The level of obligatory payments for average Russian families (loans, utility, and tax payments) exceeded their income by 15% in 2014, which is considered a critical level, analysts at investment bank BCS Premier said in a report for Izvestia.
On the one hand, a rise in demand based on consumer credit is where the country’s increasing GDP comes from, but on the other hand, debt-servicing costs are bringing people’s incomes down, which will hardly grow by more than one percent.
Anton Tabakh, Chief Economist at the Expert RA credit rating agency, believes that the rapid growth of debt-servicing costs and tax payments is a real problem.
While not beneficial for the average Russian, the trend of rising consumer loans is serving as the major driver behind the growth of Russia’s GDP this year. According to BCS Premier analysts, consumer spending is what helps maintain the upward trend in the economy, while other GDP components are showing slow rates.
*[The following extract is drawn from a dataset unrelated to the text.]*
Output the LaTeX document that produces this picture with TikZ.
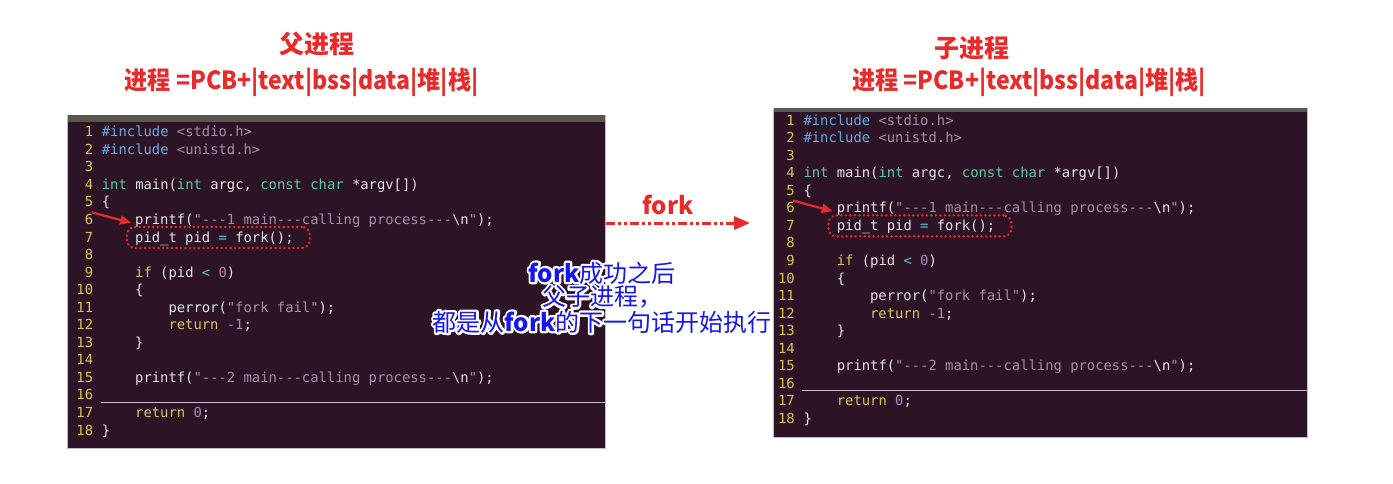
\documentclass[tikz,border=0pt]{standalone}
\usepackage{fontspec}
\usepackage{graphicx}
\setmonofont{DejaVu Sans Mono}
\newfontfamily\cjk{Noto Sans CJK SC}
\usetikzlibrary{arrows.meta}
\definecolor{panelbg}{RGB}{44,20,38}
\definecolor{stripc}{RGB}{88,86,78}
\definecolor{edgec}{RGB}{200,185,200}
\definecolor{cnumc}{RGB}{222,196,80}
\definecolor{cwhite}{RGB}{228,228,228}
\definecolor{cinc}{RGB}{100,170,222}
\definecolor{cstr}{RGB}{168,138,168}
\definecolor{ctype}{RGB}{95,200,160}
\definecolor{ckey}{RGB}{216,196,90}
\definecolor{cnumv}{RGB}{175,135,195}
\definecolor{cop}{RGB}{90,195,210}
\definecolor{tred}{RGB}{232,42,42}
\definecolor{tblue}{RGB}{22,22,238}
\newcommand\kInc[1]{\textcolor{cinc}{#1}}
\newcommand\kStr[1]{\textcolor{cstr}{#1}}
\newcommand\kTyp[1]{\textcolor{ctype}{#1}}
\newcommand\kKey[1]{\textcolor{ckey}{#1}}
\newcommand\kNum[1]{\textcolor{cnumv}{#1}}
\newcommand\kOp[1]{\textcolor{cop}{#1}}
\newcommand\codef{\ttfamily\fontsize{13.85}{16}\selectfont\frenchspacing}
\newcommand\halo[1]{\makebox[0pt][l]{\color{white}\special{pdf:literal direct 1 Tr 4.5 w 1 J 1 j}#1\special{pdf:literal direct 0 Tr}}#1}
\tikzset{
  panel/.style={fill=panelbg, draw=edgec, line width=0.8pt, inner sep=0pt},
  strip/.style={fill=stripc, inner sep=0pt, draw=none},
  lnum/.style={anchor=base east, inner sep=0pt, font=\codef, text=cnumc},
  codeln/.style={anchor=base west, inner sep=0pt, font=\codef, text=cwhite},
  uline/.style={draw=edgec, line width=1.2pt},
  fbox/.style={draw=tred, line width=2.6pt, dash pattern=on 0.2pt off 4.3pt, line cap=round, rounded corners=8pt, inner sep=0pt, minimum width=183pt, minimum height=21pt},
  redarrow/.style={draw=tred, line width=2.2pt, -{Triangle[length=11pt,width=9pt]}},
  forkarrow/.style={draw=tred, line width=3pt, dash pattern=on 9pt off 3pt on 3pt off 3pt on 3pt off 3pt, -{Triangle[length=16pt,width=13pt]}},
  title/.style={inner sep=0pt, text=tred, font=\cjk\bfseries\fontsize{25}{30}\selectfont},
  note/.style={inner sep=0pt, text=tblue, font=\cjk\fontsize{24}{28}\selectfont},
}
\newcommand\panelcode[1]{%
  \foreach \k in {1,...,18}{\node[lnum] (#1n\k) at (-8.33,{(\k-1)*17.55+4.6}) {\k};}
  \node[codeln] (#1c1) at (0,4.6) {\kInc{\#include} \kStr{<stdio.h>}};
  \node[codeln] (#1c2) at (0,22.15) {\kInc{\#include} \kStr{<unistd.h>}};
  \node[codeln] (#1c4) at (0,57.25) {\kTyp{int} main(\kTyp{int} argc, \kTyp{const} \kTyp{char} *argv[])};
  \node[codeln] (#1c5) at (0,74.8) {\{};
  \node[codeln] (#1c6) at (33.32,92.35) {printf(\kStr{"---1 main---calling process---}\textbackslash n\kStr{"});};
  \node[codeln] (#1c7) at (33.32,109.9) {pid\_t pid \kOp{=} fork();};
  \node[codeln] (#1c9) at (33.32,145.0) {\kKey{if} (pid \kOp{<} \kNum{0})};
  \node[codeln] (#1c10) at (33.32,162.55) {\{};
  \node[codeln] (#1c11) at (66.64,180.1) {perror(\kStr{"fork fail"});};
  \node[codeln] (#1c12) at (66.64,197.65) {\kKey{return} \kNum{-1};};
  \node[codeln] (#1c13) at (33.32,215.2) {\}};
  \node[codeln] (#1c15) at (33.32,250.3) {printf(\kStr{"---2 main---calling process---}\textbackslash n\kStr{"});};
  \node[codeln] (#1c17) at (33.32,285.4) {\kKey{return} \kNum{0};};
  \node[codeln] (#1c18) at (0,302.95) {\}};
  \coordinate (#1ulS) at (-1,270.2);
  \coordinate (#1ulE) at (503.5,270.2);
  \draw[uline] (#1ulS) -- (#1ulE);
  \node[fbox] (#1box) at (116.7,105.4) {};
  \coordinate (#1aS) at (-10,80.2);
  \coordinate (#1aE) at (29.5,90.7);
  \draw[redarrow] (#1aS) -- (#1aE);
}
\begin{document}
\begin{tikzpicture}[x=1pt,y=-1pt]
\useasboundingbox[fill=white] (0,0) rectangle (1393,484);
% panels
\node[panel, minimum width=538pt, minimum height=333pt] (lp) at (336,281.5) {};
\node[strip, minimum width=537pt, minimum height=7.5pt] (ls) at (336,118.75) {};
\node[panel, minimum width=534pt, minimum height=329pt] (rp) at (1040,272.5) {};
\node[strip, minimum width=533pt, minimum height=3.5pt] (rs) at (1040,110) {};
\begin{scope}[shift={(101.7,132.1)}]
  \panelcode{L}
\end{scope}
\begin{scope}[shift={(803.3,120.5)}]
  \panelcode{R}
\end{scope}
% titles
\node[title] (t1) at (317,44.5) {父进程};
\node[title] (t2) at (301.5,82.5) {\scalebox{0.924}[1]{进程 =PCB+|text|bss|data|堆|栈|}};
\node[title] (t3) at (972,48) {子进程};
\node[title] (t4) at (1029,82.5) {\scalebox{0.924}[1]{进程 =PCB+|text|bss|data|堆|栈|}};
% fork arrow
\coordinate (forkS) at (606,223);
\coordinate (forkE) at (750,223);
\draw[forkarrow] (forkS) -- (forkE);
\node[title, font=\cjk\bfseries\fontsize{24}{28}\selectfont] (fk) at (668,205) {fork};
% note
\node[note] (m1) at (602,273) {\halo{{\bfseries fork}成功之后}};
\node[note] (m2) at (602,297) {\halo{父子进程，}};
\node[note] (m3) at (602,322) {\halo{都是从{\bfseries fork}的下一句话开始执行}};
\end{tikzpicture}
\end{document}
“Since a downward trend in real disposable incomes persisted in the first six months of the year, consumer demand as a factor maintaining economic growth was only expanding through loans,” Chief Analyst at BCS Premier Anton Pokatovich pointed out.
“Higher consumer spending was largely based on the use of loans,” the expert noted.
Given the Bank of Russia’s recent measures to cool the market, consumer credit growth rates may decline to 12-17% compared to the current 20%. However, BCS analysts warn that if consumer loans are pushed down, the prospects for significant GDP growth may be at risk.